Увы! Судя по мраку и ужасу, затаившимся в глубине глаз бедного священника, битва была и вправду жестокой, и конечная победа вовсе не казалась предрешенной.
Глава 10
Лекарь и пациент
Старый Роджер Чиллингворт, от природы человек спокойный и доброжелательный, хотя и не отличался особой пылкостью чувств, но в отношениях с людьми всегда был прям и неподкупно честен. К расследованию своему он приступил, по его мнению, со всей строгостью и беспристрастностью судьи, единственным желанием которого является желание добиться истины, даже в случае, если доказательства эфемерны, подобно линиям и пропорциям начертанной в воздухе воображением геометрической фигуры, а само дело никак не касается ни страстей человеческих, ни зла, причиненного лично ему.

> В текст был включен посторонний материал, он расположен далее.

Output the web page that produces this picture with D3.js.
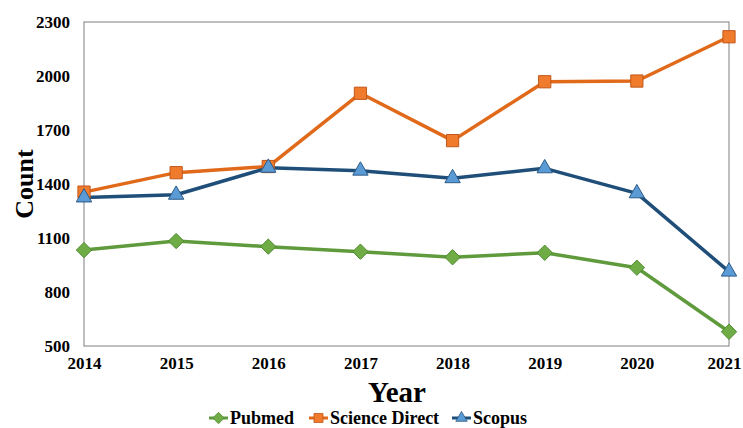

Но чем дальше продвигался он в расследовании, тем больше и неодолимее охватывало его увлечение, все крепче сжимали его тиски необходимости – спокойно, но твердо продолжать начатое дело; старик знал, что тиски эти его не отпустят, пока задача не будет выполнена. Он все глубже проникал в душу бедного священника, копая и копая – подобно рудокопу в поисках золота или скорее могильщику, раскапывающему могилу в надежде найти драгоценный камень, блестевший на груди мертвеца во время похорон, хотя, скорее всего, найдет он только прах и тлен. Горе душе, чьи мечты не взлетают выше!
Порою в глазах врача зажигался опасный синеватый огонек, казавшийся отсветом пламени, горящего в печи, или, скажем, того страшного огня, который, вырвавшись из жутких врат горы, описанной Баньяном, вдруг заиграл на лице паломника[18]
. Это значило, что почва, на которой трудился сей неутомимый рудокоп, подавала ему некие обнадеживающие знаки. «Этот человек, – сам себе говорил он в такие минуты, при всей своей кажущейся чистоте и духовности, унаследовал от отца либо матери натуру, полную животной страстности. Так будем же копать дальше в этом направлении!»